WHAT YOU SHOULD DO
List, from the lines below, each one with "matplotlib" in it.

____ INFORMATION SHOWN

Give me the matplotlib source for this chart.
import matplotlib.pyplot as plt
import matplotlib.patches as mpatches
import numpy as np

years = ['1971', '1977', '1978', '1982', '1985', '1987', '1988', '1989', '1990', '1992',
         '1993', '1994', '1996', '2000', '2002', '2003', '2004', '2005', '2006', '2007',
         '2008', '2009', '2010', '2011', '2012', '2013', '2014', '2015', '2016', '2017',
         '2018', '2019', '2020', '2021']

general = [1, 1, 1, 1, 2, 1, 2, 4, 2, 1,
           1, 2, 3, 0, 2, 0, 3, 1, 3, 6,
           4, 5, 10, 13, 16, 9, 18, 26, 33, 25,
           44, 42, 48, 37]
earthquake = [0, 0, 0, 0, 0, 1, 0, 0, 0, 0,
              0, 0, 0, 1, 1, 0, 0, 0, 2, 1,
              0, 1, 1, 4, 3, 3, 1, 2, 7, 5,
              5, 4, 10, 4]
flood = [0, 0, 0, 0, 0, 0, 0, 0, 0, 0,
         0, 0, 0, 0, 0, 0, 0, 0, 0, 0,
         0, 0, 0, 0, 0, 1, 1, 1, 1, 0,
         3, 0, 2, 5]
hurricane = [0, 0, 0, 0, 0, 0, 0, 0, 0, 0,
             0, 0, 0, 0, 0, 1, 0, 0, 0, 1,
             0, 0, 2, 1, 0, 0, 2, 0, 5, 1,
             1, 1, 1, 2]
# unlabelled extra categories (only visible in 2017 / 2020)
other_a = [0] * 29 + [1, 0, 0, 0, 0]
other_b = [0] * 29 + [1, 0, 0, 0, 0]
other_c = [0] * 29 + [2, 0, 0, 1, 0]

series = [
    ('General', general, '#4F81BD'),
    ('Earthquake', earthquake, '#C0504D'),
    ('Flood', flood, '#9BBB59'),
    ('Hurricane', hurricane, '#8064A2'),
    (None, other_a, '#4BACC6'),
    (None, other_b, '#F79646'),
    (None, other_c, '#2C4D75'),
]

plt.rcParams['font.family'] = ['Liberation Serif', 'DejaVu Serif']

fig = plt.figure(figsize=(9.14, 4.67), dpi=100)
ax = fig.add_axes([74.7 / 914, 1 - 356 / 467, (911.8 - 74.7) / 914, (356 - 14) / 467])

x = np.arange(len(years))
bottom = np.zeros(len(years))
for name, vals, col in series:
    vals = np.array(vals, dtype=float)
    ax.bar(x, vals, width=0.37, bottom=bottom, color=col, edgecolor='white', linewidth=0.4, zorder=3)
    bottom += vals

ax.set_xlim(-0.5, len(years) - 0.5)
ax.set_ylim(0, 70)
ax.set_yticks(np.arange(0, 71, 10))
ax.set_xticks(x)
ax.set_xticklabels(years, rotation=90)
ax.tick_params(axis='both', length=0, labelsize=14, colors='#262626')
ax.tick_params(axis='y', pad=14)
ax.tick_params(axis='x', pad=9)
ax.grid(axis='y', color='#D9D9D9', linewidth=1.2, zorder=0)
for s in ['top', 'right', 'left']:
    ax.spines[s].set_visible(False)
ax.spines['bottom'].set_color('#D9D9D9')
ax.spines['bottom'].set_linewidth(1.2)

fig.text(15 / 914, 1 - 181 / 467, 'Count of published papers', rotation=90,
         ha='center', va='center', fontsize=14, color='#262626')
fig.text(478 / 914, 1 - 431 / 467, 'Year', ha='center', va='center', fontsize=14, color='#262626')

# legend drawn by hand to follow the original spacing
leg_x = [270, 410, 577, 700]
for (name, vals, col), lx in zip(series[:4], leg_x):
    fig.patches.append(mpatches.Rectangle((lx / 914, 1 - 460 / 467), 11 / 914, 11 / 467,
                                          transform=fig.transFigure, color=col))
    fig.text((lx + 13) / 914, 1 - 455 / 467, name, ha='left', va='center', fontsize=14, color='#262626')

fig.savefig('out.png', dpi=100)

________

CORRECT RESULT
Give me the matplotlib source for this chart.
import matplotlib.pyplot as plt
import matplotlib.patches as mpatches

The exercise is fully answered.